Large language models require a new form of oversight: capability-based monitoring
This addresses oversight challenges for LLMs in healthcare, offering a novel framework but is incremental in adapting monitoring principles to generalist models.
The paper tackles the problem of monitoring large language models (LLMs) in healthcare by proposing capability-based monitoring as a scalable alternative to traditional task-based approaches, aiming to detect systemic weaknesses and emergent behaviors across tasks.
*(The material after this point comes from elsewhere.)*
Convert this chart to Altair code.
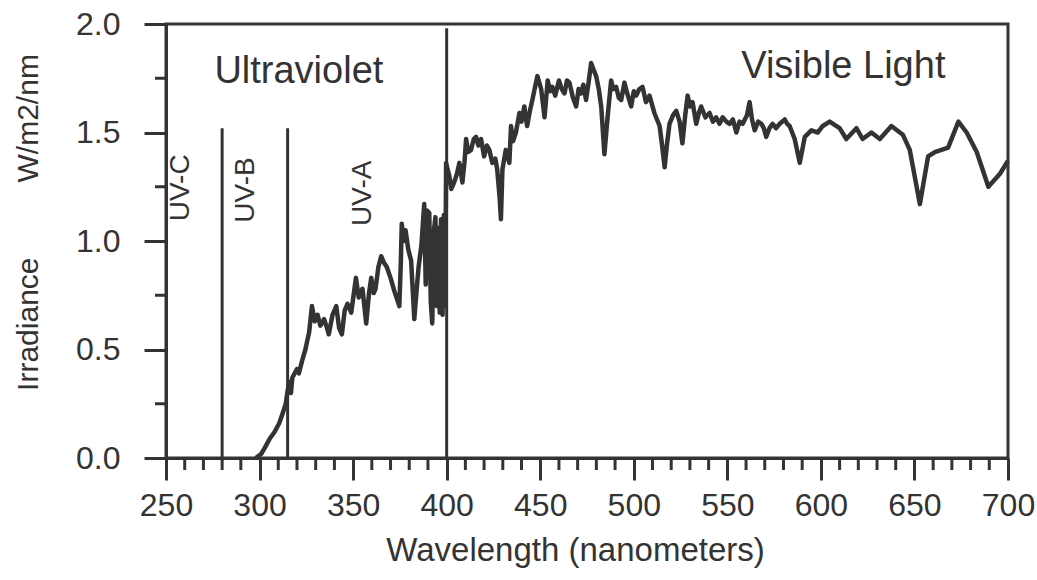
import altair as alt
import pandas as pd

# ---- spectrum data ----
wavelength = [298, 301, 303, 305.5, 308, 310.5, 312.5, 314, 315, 316, 316.8, 317.5, 320, 321, 322.8,
              324.5, 326.5, 328, 329.5, 331, 332.5, 334.5, 336, 337, 339, 341, 342.5, 344, 345.5, 347,
              349, 351.5, 353, 355, 357, 358.5, 359.7, 361, 362, 363.5, 365, 366.5, 368, 370, 372,
              374.7, 375.5, 376, 377, 378, 379.5, 381, 382.7, 384, 385, 386.5, 388, 388.8, 389.5, 390.7,
              391.5, 392.3, 393.2, 394, 394.8, 395.5, 396.3, 397, 397.8, 398.5, 399.2, 399.7, 400.5,
              401.4, 402.5, 404, 405.5, 406.8, 408.4, 409.5, 410.4, 411.5, 413, 414.5, 415.7, 417,
              418.4, 420, 421.5, 422.8, 424.4, 426, 427, 428.3, 429, 429.8, 431.6, 433.5, 434.4, 435.5,
              437, 438.9, 440, 441.5, 443, 444.5, 445.8, 447, 448.5, 450.5, 452.3, 454, 455.3, 456.5,
              458, 460, 461.5, 463, 464.3, 465.6, 467.5, 469.2, 470.5, 471.8, 473, 474.5, 476, 477.2,
              478.5, 479.9, 481.3, 482.6, 484.3, 486, 487.9, 489, 490.6, 492, 493.3, 495, 496.5, 498.6,
              500, 501.3, 503, 504.7, 506.5, 508.4, 511, 513.8, 515, 516.5, 517.8, 519.1, 521, 522.7,
              524.5, 526, 527.5, 528.8, 530, 531.4, 533.4, 534.8, 536, 538.3, 540.5, 542.3, 544, 545.8,
              547.5, 549.5, 551.2, 553, 554.8, 556.5, 558.2, 560.5, 561.9, 563.2, 564.6, 566.5, 568.2,
              569.5, 570.8, 572.5, 574.2, 576, 578, 580.7, 582, 583.3, 586, 588.7, 591.4, 594.9, 598.3,
              601, 604.7, 610, 613.6, 619, 622.3, 627, 631.5, 637.7, 643.8, 647.5, 652.9, 657.3, 660.9,
              668, 673.5, 677.9, 683.3, 689.5, 695.7, 700]
irradiance = [0.00, 0.02, 0.05, 0.09, 0.12, 0.16, 0.21, 0.25, 0.31, 0.35, 0.30, 0.37, 0.41, 0.39, 0.45,
              0.50, 0.58, 0.70, 0.63, 0.66, 0.61, 0.64, 0.60, 0.57, 0.66, 0.70, 0.60, 0.57, 0.68, 0.71,
              0.67, 0.83, 0.74, 0.78, 0.62, 0.76, 0.83, 0.76, 0.78, 0.88, 0.93, 0.90, 0.88, 0.83, 0.77,
              0.70, 0.90, 1.08, 1.00, 1.05, 0.96, 0.91, 0.64, 0.78, 0.88, 0.98, 1.17, 0.80, 1.14, 1.13,
              0.72, 0.62, 1.05, 1.11, 0.70, 1.06, 0.67, 1.10, 0.66, 1.12, 0.70, 1.36, 1.33,
              1.30, 1.24, 1.27, 1.31, 1.36, 1.27, 1.36, 1.47, 1.41, 1.42, 1.47, 1.48, 1.44,
              1.47, 1.39, 1.44, 1.42, 1.36, 1.38, 1.33, 1.20, 1.10, 1.33, 1.42, 1.36, 1.53, 1.46,
              1.50, 1.59, 1.55, 1.62, 1.53, 1.60, 1.65, 1.70, 1.76, 1.70, 1.57, 1.74, 1.69, 1.71,
              1.67, 1.74, 1.70, 1.68, 1.74, 1.73, 1.66, 1.62, 1.70, 1.68, 1.72, 1.65, 1.74, 1.82,
              1.79, 1.76, 1.70, 1.62, 1.40, 1.57, 1.74, 1.70, 1.71, 1.66, 1.65, 1.73, 1.68, 1.62,
              1.69, 1.67, 1.70, 1.71, 1.64, 1.67, 1.59, 1.53, 1.45, 1.34, 1.45, 1.54, 1.58, 1.60,
              1.55, 1.45, 1.58, 1.67, 1.62, 1.64, 1.54, 1.59, 1.62, 1.57, 1.59, 1.55, 1.57, 1.54,
              1.57, 1.55, 1.54, 1.56, 1.50, 1.55, 1.54, 1.58, 1.64, 1.56, 1.51, 1.55, 1.54,
              1.52, 1.48, 1.52, 1.54, 1.52, 1.54, 1.56, 1.54, 1.53, 1.47, 1.36, 1.48, 1.51, 1.50,
              1.53, 1.55, 1.52, 1.47, 1.52, 1.47, 1.50, 1.47, 1.53, 1.49, 1.42, 1.17, 1.39, 1.41,
              1.43, 1.55, 1.50, 1.41, 1.25, 1.31, 1.37]

# ---- axes ticks ----
x_major = [250, 300, 350, 400, 450, 500, 550, 600, 650, 700]
x_minor = [v for v in range(260, 700, 10) if v % 50 != 0]
y_major = [0.0, 0.5, 1.0, 1.5, 2.0]
y_minor = [0.25, 0.75, 1.25, 1.75]

# ---- band boundaries ----
boundary_wl = [280, 315, 400]
boundary_top = [1.52, 1.52, 1.98]

# ---- annotations ----
region_labels = ["Ultraviolet", "Visible Light"]
region_x = [321, 612]
region_y = [1.728, 1.751]

band_labels = ["UV-C", "UV-B", "UV-A"]
band_x = [258, 292.5, 355.5]
band_y = [1.245, 1.235, 1.22]

NB = "\u00a0"
y_title = "Irradiance" + NB * 9 + "W/m2/nm"
x_title = "Wavelength (nanometers)"

INK = "#333333"
FONT = "Liberation Sans"
W, H = 842, 434

spec = pd.DataFrame({"wl": wavelength, "irr": irradiance})
xscale = alt.Scale(domain=[250, 700], nice=False, zero=False)
yscale = alt.Scale(domain=[0, 2], nice=False, zero=False)

x_axis = alt.Axis(values=x_major, tickSize=22, tickWidth=3, tickColor=INK,
                  domainColor=INK, domainWidth=3, grid=False, format="d",
                  labelFont=FONT, labelFontSize=32, labelColor=INK, labelPadding=10,
                  title=x_title, titleFont=FONT, titleFontSize=33,
                  titleFontWeight="normal", titleColor=INK, titleX=409, titleY=102,
                  titleBaseline="alphabetic", labelFlush=False)
y_axis = alt.Axis(values=y_major, tickSize=22, tickWidth=3, tickColor=INK,
                  domainColor=INK, domainWidth=3, grid=False, format=".1f",
                  labelFont=FONT, labelFontSize=32, labelColor=INK, labelPadding=24,
                  title=y_title, titleFont=FONT, titleFontSize=30,
                  titleFontWeight="normal", titleColor=INK, titleX=-129, titleY=198,
                  titleBaseline="alphabetic", titleAngle=270, labelFlush=False)


def X(field):
    return alt.X(field, scale=xscale, axis=x_axis)


def Y(field):
    return alt.Y(field, scale=yscale, axis=y_axis)


line = alt.Chart(spec).mark_line(color=INK, strokeWidth=4.5, strokeJoin="round").encode(
    x=X("wl:Q"), y=Y("irr:Q"),
)

xminor = alt.Chart(pd.DataFrame({"wl": x_minor})).mark_rule(color=INK, strokeWidth=3).encode(
    x=X("wl:Q"), y=alt.value(H), y2=alt.value(H + 12),
)
yminor = alt.Chart(pd.DataFrame({"irr": y_minor})).mark_rule(color=INK, strokeWidth=3).encode(
    y=Y("irr:Q"), x=alt.value(0), x2=alt.value(-11),
)

bounds = alt.Chart(pd.DataFrame({"wl": boundary_wl, "irr": boundary_top})).mark_rule(
    color=INK, strokeWidth=3).encode(
    x=X("wl:Q"), y=Y("irr:Q"), y2=alt.datum(0),
)

regions = alt.Chart(pd.DataFrame({"t": region_labels, "wl": region_x, "irr": region_y})).mark_text(
    font=FONT, fontSize=38, color=INK, align="center", baseline="alphabetic").encode(
    x=X("wl:Q"), y=Y("irr:Q"), text="t:N",
)

bands = alt.Chart(pd.DataFrame({"t": band_labels, "wl": band_x, "irr": band_y})).mark_text(
    font=FONT, fontSize=28, color=INK, align="center", baseline="middle", angle=270).encode(
    x=X("wl:Q"), y=Y("irr:Q"), text="t:N",
)

chart = alt.layer(line, xminor, yminor, bounds, regions, bands).properties(
    width=W, height=H,
    autosize=alt.AutoSizeParams(type="none"),
    padding={"left": 166, "top": 24, "right": 29, "bottom": 122},
    background="white",
).configure_view(stroke=INK, strokeWidth=3)

chart.save("out.html", embed_options={"renderer": "svg", "actions": False})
The rapid adoption of large language models (LLMs) in healthcare has been accompanied by scrutiny of their oversight. Existing monitoring approaches, inherited from traditional machine learning (ML), are task-based and founded on assumed performance degradation arising from dataset drift. In contrast, with LLMs, inevitable model degradation due to changes in populations compared to the training dataset cannot be assumed, because LLMs were not trained for any specific task in any given population. We therefore propose a new organizing principle guiding generalist LLM monitoring that is scalable and grounded in how these models are developed and used in practice: capability-based monitoring. Capability-based monitoring is motivated by the fact that LLMs are generalist systems whose overlapping internal capabilities are reused across numerous downstream tasks. Instead of evaluating each downstream task independently, this approach organizes monitoring around shared model capabilities, such as summarization, reasoning, translation, or safety guardrails, in order to enable cross-task detection of systemic weaknesses, long-tail errors, and emergent behaviors that task-based monitoring may miss. We describe considerations for developers, organizational leaders, and professional societies for implementing a capability-based monitoring approach. Ultimately, capability-based monitoring will provide a scalable foundation for safe, adaptive, and collaborative monitoring of LLMs and future generalist artificial intelligence models in healthcare.